Wilman Conde, whose injuries and personal issues limited his playing time and effectiveness, could be on his way out. Ditto for Costa Rican left back Roy Miller, whose play deteriorated as the season progressed and wound up on the bench.


The midfield needs an attacking central midfielder, but I've been saying that for the past three years. Like Marquez, Tainio was plagued by injuries, and even had considered retiring at one time this season. Who knows? The D.C. loss could have been his professional swan song. An interesting stat: The Red Bulls won only one game Tainio started his season, going 1-5-4 when he was in the Starting XI.

Give his stellar performance, Dax McCarty should be safe as the holding midfielder (and he can play on the right side as well). Left-sided Joel Lindpere has another year remaining on his contract, and he should be back, even though he was not as productive as his first two seasons. He is a grinder and a fan favorite.

Tim Cahill was a trooper after he joined the team as a designated player and he isn't going anywhere. the team needs more leaders like Cahill.

Le Toux was a big bust and he will try the European waters. Assume he is gone.

Solli could wind up in the Backe-up-the-truck movement.

Lloyd Sam, whose season was finished after his knee injury, was brought in by the old regime. But he looked good when he played and this team desperately needs pace anywhere in the lineup, especially at midfield.


Henry, who turns 36 next August, will be back, although we don't know what his reaction will be a rebuilding process. By the way, that age is considered ancient for strikers, even if he has more talent in one toe than many players have in their bodies.

You have to wonder about Kenny Cooper. Whether he returns has nothing to do with his penalty kick miss, but his ability to play with the former French international. According to sources around the league, Henry has not been exactly enamored with Cooper as a player, sentiments that are stronger than his recent public criticism. The criticism from Henry and Backe were about Cooper being more physical, taking advantage of his height as a target player and passing more to teammates. Here is one important thing you cannot argue with: 18 goals, That was a team best, second most in team history, second only to Juan Pablo Angel's 19 in 2007.

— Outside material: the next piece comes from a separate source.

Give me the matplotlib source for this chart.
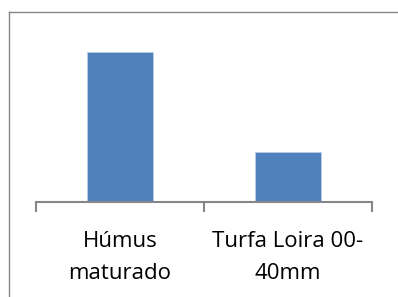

As for Thierry Henry, he had a very disappointing playoff series. He did not make much of an impact, unless you count his wayward free kicks hitting fans in the stands behind the goals. For someone of his stature, reputation and his paycheck (a league-high $5.6 million), it was a bad, bad, bad decision. Would David Beckham allow anyone else take a free kick for the LA Galaxy in that situation?

And allowing Miller, who has been an accident waiting to happen any time he has walked onto the field, to take a vital free kick as time was running out? Horrible decision. I can't accept his answer why. No excuses. He is the man that gets paid the big bucks to make things happen. Henry failed in more ways than one that night.

Since Backe is gone, you shouldn't go making any huge bets about Luke Rodgers returning. He was a Backe favorite. Since we don't know who the next coach will be and his preferences, Rodgers' future as a Red Bull still has to be considered in doubt.

As for some of the reserve players such as defenders Stephen Keel, and forwards Jhonny Arteaga and Corey Hertzog, they could survive the purge, partly because their salaries do not impact the salary cap as one o the others who were mentioned above.